● **Set task**: Your task is to transcribe the data in full.

(Plotting code records)
:::

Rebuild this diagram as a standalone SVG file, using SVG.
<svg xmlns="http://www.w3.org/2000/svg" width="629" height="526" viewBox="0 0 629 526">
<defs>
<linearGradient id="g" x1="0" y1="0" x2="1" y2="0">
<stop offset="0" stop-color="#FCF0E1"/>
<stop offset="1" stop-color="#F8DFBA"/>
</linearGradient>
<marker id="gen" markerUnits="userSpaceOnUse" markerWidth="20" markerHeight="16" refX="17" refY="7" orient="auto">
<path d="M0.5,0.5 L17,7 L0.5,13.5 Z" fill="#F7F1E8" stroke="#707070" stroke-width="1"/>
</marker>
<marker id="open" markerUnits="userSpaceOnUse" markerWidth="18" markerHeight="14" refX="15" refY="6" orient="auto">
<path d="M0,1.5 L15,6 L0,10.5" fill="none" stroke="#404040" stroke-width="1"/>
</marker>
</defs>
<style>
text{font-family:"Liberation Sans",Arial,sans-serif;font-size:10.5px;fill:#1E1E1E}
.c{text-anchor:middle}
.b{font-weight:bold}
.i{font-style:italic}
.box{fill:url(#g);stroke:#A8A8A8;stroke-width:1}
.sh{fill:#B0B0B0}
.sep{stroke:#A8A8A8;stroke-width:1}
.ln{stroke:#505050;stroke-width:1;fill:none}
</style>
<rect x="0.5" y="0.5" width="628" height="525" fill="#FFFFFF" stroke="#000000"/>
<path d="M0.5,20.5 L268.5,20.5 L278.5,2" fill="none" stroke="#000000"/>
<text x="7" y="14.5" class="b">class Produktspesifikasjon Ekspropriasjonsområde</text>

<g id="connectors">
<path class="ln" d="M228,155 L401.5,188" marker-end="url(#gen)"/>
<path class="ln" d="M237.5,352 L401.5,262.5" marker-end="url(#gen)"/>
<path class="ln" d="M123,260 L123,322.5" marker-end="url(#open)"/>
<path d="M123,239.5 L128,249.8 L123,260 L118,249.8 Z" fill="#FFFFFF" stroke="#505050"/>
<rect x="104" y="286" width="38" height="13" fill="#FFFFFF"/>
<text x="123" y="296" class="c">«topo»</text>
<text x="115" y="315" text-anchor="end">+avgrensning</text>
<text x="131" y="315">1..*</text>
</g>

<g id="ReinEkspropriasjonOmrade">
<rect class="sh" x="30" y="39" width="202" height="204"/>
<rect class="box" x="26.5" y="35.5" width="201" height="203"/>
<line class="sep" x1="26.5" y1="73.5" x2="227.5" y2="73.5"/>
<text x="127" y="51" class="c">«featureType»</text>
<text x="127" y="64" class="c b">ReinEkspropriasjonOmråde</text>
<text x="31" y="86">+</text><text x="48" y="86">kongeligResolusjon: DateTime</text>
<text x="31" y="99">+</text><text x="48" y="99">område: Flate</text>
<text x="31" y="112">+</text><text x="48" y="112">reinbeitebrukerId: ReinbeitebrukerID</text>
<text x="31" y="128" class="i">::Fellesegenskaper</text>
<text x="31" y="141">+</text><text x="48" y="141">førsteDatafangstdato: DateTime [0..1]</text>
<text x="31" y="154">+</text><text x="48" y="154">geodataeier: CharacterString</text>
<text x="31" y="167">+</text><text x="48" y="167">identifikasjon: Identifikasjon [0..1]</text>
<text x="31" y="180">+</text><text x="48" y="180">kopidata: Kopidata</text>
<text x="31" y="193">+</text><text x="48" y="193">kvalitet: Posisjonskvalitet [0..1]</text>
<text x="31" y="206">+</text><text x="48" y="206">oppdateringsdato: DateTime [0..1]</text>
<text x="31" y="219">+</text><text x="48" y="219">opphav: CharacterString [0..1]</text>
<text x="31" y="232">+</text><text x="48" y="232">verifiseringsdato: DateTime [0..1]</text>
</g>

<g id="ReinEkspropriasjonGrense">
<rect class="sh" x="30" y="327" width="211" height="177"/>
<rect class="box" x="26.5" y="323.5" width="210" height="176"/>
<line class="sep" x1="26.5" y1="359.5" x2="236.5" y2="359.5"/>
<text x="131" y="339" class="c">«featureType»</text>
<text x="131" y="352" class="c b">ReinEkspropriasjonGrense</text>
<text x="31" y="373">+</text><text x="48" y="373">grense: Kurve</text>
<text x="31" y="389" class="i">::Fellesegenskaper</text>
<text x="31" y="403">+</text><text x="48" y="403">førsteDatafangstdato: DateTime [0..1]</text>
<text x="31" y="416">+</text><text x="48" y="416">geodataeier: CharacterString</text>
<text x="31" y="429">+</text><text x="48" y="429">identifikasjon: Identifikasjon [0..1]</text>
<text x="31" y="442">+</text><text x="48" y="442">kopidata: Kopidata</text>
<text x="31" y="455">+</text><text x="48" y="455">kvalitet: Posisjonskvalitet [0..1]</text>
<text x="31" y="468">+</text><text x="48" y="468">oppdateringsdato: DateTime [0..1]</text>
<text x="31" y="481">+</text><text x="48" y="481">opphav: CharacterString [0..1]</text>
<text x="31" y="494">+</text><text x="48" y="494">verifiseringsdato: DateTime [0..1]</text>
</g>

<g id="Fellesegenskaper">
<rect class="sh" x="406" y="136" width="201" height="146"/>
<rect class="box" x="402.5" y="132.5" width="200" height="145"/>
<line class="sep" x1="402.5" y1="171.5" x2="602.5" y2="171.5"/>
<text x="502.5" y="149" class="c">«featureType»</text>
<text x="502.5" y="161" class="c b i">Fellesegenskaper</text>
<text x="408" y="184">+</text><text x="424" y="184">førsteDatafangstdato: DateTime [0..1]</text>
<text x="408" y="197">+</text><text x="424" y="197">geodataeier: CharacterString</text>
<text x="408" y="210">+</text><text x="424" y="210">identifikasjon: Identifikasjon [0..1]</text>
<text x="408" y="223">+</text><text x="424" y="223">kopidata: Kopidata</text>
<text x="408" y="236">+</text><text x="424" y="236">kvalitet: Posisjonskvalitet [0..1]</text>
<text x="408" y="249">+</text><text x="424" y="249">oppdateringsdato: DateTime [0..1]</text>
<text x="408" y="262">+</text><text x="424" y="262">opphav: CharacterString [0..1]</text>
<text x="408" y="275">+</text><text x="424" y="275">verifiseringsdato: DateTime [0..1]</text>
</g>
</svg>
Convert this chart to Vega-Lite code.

:::

● **Task response**:
Rebuild this diagram as a standalone SVG file, using SVG.
<svg xmlns="http://www.w3.org/2000/svg" width="629" height="526" viewBox="0 0 629 526">
<defs>
<linearGradient id="g" x1="0" y1="0" x2="1" y2="0">
<stop offset="0" stop-color="#FCF0E1"/>
<stop offset="1" stop-color="#F8DFBA"/>
</linearGradient>
<marker id="gen" markerUnits="userSpaceOnUse" markerWidth="20" markerHeight="16" refX="17" refY="7" orient="auto">
<path d="M0.5,0.5 L17,7 L0.5,13.5 Z" fill="#F7F1E8" stroke="#707070" stroke-width="1"/>
</marker>
<marker id="open" markerUnits="userSpaceOnUse" markerWidth="18" markerHeight="14" refX="15" refY="6" orient="auto">
<path d="M0,1.5 L15,6 L0,10.5" fill="none" stroke="#404040" stroke-width="1"/>
</marker>
</defs>
<style>
text{font-family:"Liberation Sans",Arial,sans-serif;font-size:10.5px;fill:#1E1E1E}
.c{text-anchor:middle}
.b{font-weight:bold}
.i{font-style:italic}
.box{fill:url(#g);stroke:#A8A8A8;stroke-width:1}
.sh{fill:#B0B0B0}
.sep{stroke:#A8A8A8;stroke-width:1}
.ln{stroke:#505050;stroke-width:1;fill:none}
</style>
<rect x="0.5" y="0.5" width="628" height="525" fill="#FFFFFF" stroke="#000000"/>
<path d="M0.5,20.5 L268.5,20.5 L278.5,2" fill="none" stroke="#000000"/>
<text x="7" y="14.5" class="b">class Produktspesifikasjon Ekspropriasjonsområde</text>

<g id="connectors">
<path class="ln" d="M228,155 L401.5,188" marker-end="url(#gen)"/>
<path class="ln" d="M237.5,352 L401.5,262.5" marker-end="url(#gen)"/>
<path class="ln" d="M123,260 L123,322.5" marker-end="url(#open)"/>
<path d="M123,239.5 L128,249.8 L123,260 L118,249.8 Z" fill="#FFFFFF" stroke="#505050"/>
<rect x="104" y="286" width="38" height="13" fill="#FFFFFF"/>
<text x="123" y="296" class="c">«topo»</text>
<text x="115" y="315" text-anchor="end">+avgrensning</text>
<text x="131" y="315">1..*</text>
</g>

<g id="ReinEkspropriasjonOmrade">
<rect class="sh" x="30" y="39" width="202" height="204"/>
<rect class="box" x="26.5" y="35.5" width="201" height="203"/>
<line class="sep" x1="26.5" y1="73.5" x2="227.5" y2="73.5"/>
<text x="127" y="51" class="c">«featureType»</text>
<text x="127" y="64" class="c b">ReinEkspropriasjonOmråde</text>
<text x="31" y="86">+</text><text x="48" y="86">kongeligResolusjon: DateTime</text>
<text x="31" y="99">+</text><text x="48" y="99">område: Flate</text>
<text x="31" y="112">+</text><text x="48" y="112">reinbeitebrukerId: ReinbeitebrukerID</text>
<text x="31" y="128" class="i">::Fellesegenskaper</text>
<text x="31" y="141">+</text><text x="48" y="141">førsteDatafangstdato: DateTime [0..1]</text>
<text x="31" y="154">+</text><text x="48" y="154">geodataeier: CharacterString</text>
<text x="31" y="167">+</text><text x="48" y="167">identifikasjon: Identifikasjon [0..1]</text>
<text x="31" y="180">+</text><text x="48" y="180">kopidata: Kopidata</text>
<text x="31" y="193">+</text><text x="48" y="193">kvalitet: Posisjonskvalitet [0..1]</text>
<text x="31" y="206">+</text><text x="48" y="206">oppdateringsdato: DateTime [0..1]</text>
<text x="31" y="219">+</text><text x="48" y="219">opphav: CharacterString [0..1]</text>
<text x="31" y="232">+</text><text x="48" y="232">verifiseringsdato: DateTime [0..1]</text>
</g>

<g id="ReinEkspropriasjonGrense">
<rect class="sh" x="30" y="327" width="211" height="177"/>
<rect class="box" x="26.5" y="323.5" width="210" height="176"/>
<line class="sep" x1="26.5" y1="359.5" x2="236.5" y2="359.5"/>
<text x="131" y="339" class="c">«featureType»</text>
<text x="131" y="352" class="c b">ReinEkspropriasjonGrense</text>
<text x="31" y="373">+</text><text x="48" y="373">grense: Kurve</text>
<text x="31" y="389" class="i">::Fellesegenskaper</text>
<text x="31" y="403">+</text><text x="48" y="403">førsteDatafangstdato: DateTime [0..1]</text>
<text x="31" y="416">+</text><text x="48" y="416">geodataeier: CharacterString</text>
<text x="31" y="429">+</text><text x="48" y="429">identifikasjon: Identifikasjon [0..1]</text>
<text x="31" y="442">+</text><text x="48" y="442">kopidata: Kopidata</text>
<text x="31" y="455">+</text><text x="48" y="455">kvalitet: Posisjonskvalitet [0..1]</text>
<text x="31" y="468">+</text><text x="48" y="468">oppdateringsdato: DateTime [0..1]</text>
<text x="31" y="481">+</text><text x="48" y="481">opphav: CharacterString [0..1]</text>
<text x="31" y="494">+</text><text x="48" y="494">verifiseringsdato: DateTime [0..1]</text>
</g>

<g id="Fellesegenskaper">
<rect class="sh" x="406" y="136" width="201" height="146"/>
<rect class="box" x="402.5" y="132.5" width="200" height="145"/>
<line class="sep" x1="402.5" y1="171.5" x2="602.5" y2="171.5"/>
<text x="502.5" y="149" class="c">«featureType»</text>
<text x="502.5" y="161" class="c b i">Fellesegenskaper</text>
<text x="408" y="184">+</text><text x="424" y="184">førsteDatafangstdato: DateTime [0..1]</text>
<text x="408" y="197">+</text><text x="424" y="197">geodataeier: CharacterString</text>
<text x="408" y="210">+</text><text x="424" y="210">identifikasjon: Identifikasjon [0..1]</text>
<text x="408" y="223">+</text><text x="424" y="223">kopidata: Kopidata</text>
<text x="408" y="236">+</text><text x="424" y="236">kvalitet: Posisjonskvalitet [0..1]</text>
<text x="408" y="249">+</text><text x="424" y="249">oppdateringsdato: DateTime [0..1]</text>
<text x="408" y="262">+</text><text x="424" y="262">opphav: CharacterString [0..1]</text>
<text x="408" y="275">+</text><text x="424" y="275">verifiseringsdato: DateTime [0..1]</text>
</g>
</svg>
Convert this chart to Vega-Lite code.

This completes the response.